God voegde God in Psalm 2, waarin Hij had gezegd: „Ik ben echter door Hem tot koning aangesteld op de Sion, Zijn heilige berg” –en dat in een streek waar uiteraard de Hebreeuwse taal de voertaal was– er als het ware in één adem in het Grieks en het Latijn aan toe: „De Heere sprak tot Mij: U bent mijn Zoon, Ik riep heden U in het leven. Vraag het Mij en Ik geef de volkeren U tot een erfdeel, U tot een eigen bezit de aarde tot aan haar randen.”
Niet omdat Grieks en Latijn de enige talen van de heidenen zijn, wel omdat het de belangrijkste zijn.

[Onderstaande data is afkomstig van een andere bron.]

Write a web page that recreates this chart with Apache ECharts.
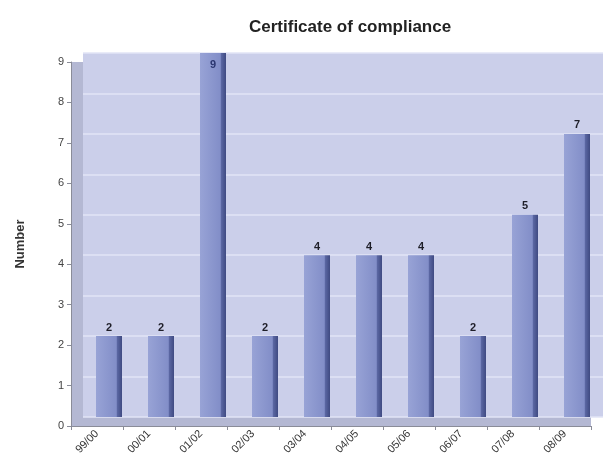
<!DOCTYPE html>
<html>
<head>
<meta charset="utf-8">
<script src="https://cdn.jsdelivr.net/npm/echarts@6/dist/echarts.min.js"></script>
<style>
  html, body { margin: 0; padding: 0; background: #ffffff; }
  #chart { width: 604px; height: 469px; }
</style>
</head>
<body>
<div id="chart"></div>
<script>
// Certificates of compliance issued per financial year
const categories = ['99/00', '00/01', '01/02', '02/03', '03/04', '04/05', '05/06', '06/07', '07/08', '08/09'];
const counts = [2, 2, 9, 2, 4, 4, 4, 2, 5, 7];
const yMin = 0;
const yMax = 9;
const yStep = 1;

const chart = echarts.init(document.getElementById('chart'));

// Bar face: lighter body with a dark right edge for a solid look
const barFill = {
  type: 'linear', x: 0, y: 0, x2: 1, y2: 0,
  colorStops: [
    { offset: 0, color: '#98a3d6' },
    { offset: 0.78, color: '#828ec8' },
    { offset: 0.82, color: '#5a66a2' },
    { offset: 1, color: '#3f4a82' }
  ]
};

const barData = counts.map(function (v) {
  if (v === yMax) {
    // the tallest bar carries its label just inside its top
    return { value: v, label: { position: 'insideTop', distance: 6, color: '#2b3670' } };
  }
  return v;
});

chart.setOption({
  animation: false,
  title: {
    text: 'Certificate of compliance',
    left: 244,
    top: 14,
    textStyle: { fontFamily: 'Liberation Sans', fontWeight: 'bold', fontSize: 17, color: '#222' }
  },
  grid: [
    // front frame: side wall and floor
    { left: 71, right: 13, top: 62, bottom: 43, show: true, backgroundColor: '#b4b8d3', borderWidth: 0 },
    // back wall carrying the bars
    { left: 83, right: 1, top: 53, bottom: 52, show: true, backgroundColor: '#cbcfea', borderWidth: 0 }
  ],
  xAxis: [
    {
      gridIndex: 0,
      type: 'category',
      data: categories,
      axisLine: { lineStyle: { color: '#8a8c98' } },
      axisTick: { show: true, alignWithLabel: false, length: 4, lineStyle: { color: '#8a8c98' } },
      axisLabel: { rotate: 45, margin: 6, fontFamily: 'Liberation Sans', fontSize: 11, color: '#333' }
    },
    {
      gridIndex: 1,
      type: 'category',
      data: categories,
      show: false
    }
  ],
  yAxis: [
    {
      gridIndex: 0,
      type: 'value',
      min: yMin, max: yMax, interval: yStep,
      name: 'Number',
      nameLocation: 'middle',
      nameGap: 44,
      nameRotate: 90,
      nameTextStyle: { fontFamily: 'Liberation Sans', fontWeight: 'bold', fontSize: 13, color: '#333' },
      axisLine: { show: true, lineStyle: { color: '#8a8c98' } },
      axisTick: { show: true, length: 4, lineStyle: { color: '#8a8c98' } },
      axisLabel: { margin: 7, fontFamily: 'Liberation Sans', fontSize: 11, color: '#444' },
      splitLine: { show: false }
    },
    {
      gridIndex: 1,
      type: 'value',
      min: yMin, max: yMax, interval: yStep,
      axisLine: { show: false },
      axisTick: { show: false },
      axisLabel: { show: false },
      splitLine: { show: true, lineStyle: { color: '#e2e5f6', width: 1.5 } }
    }
  ],
  series: [
    {
      type: 'bar',
      xAxisIndex: 1,
      yAxisIndex: 1,
      data: barData,
      barWidth: 26,
      itemStyle: { color: barFill },
      label: {
        show: true,
        position: 'top',
        distance: 3,
        fontFamily: 'Liberation Sans',
        fontWeight: 'bold',
        fontSize: 11,
        color: '#1e1e28'
      }
    }
  ]
});
</script>
</body>
</html>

Het Grieks is de taal van de wetenschap en het Latijn de taal van de Romeinse machthebbers.
Hoewel in die drie talen erop werd gewezen dat de hele heidense wereld zich moest onderwerpen aan Christus, stond er uitdrukkelijk op het opschrift [aan het kruis] niet bij: ”En de Koning van de heidenen”, maar uitsluitend: ”De Koning van de Joden”. Door het gebruik van die specifieke naam werd zo de Joodse kiem en oorsprong van ons geloof in onze aandacht aanbevolen. In de psalm staat immers: „Uit Sion komt de wet en uit Jeruzalem het woord van de Heere.” Want wie zijn zij –„Volkeren heeft Hij voor ons onderworpen, en heidenvolken aan onze voeten gelegd” (Psalm 47:4)– anders dan de Joden?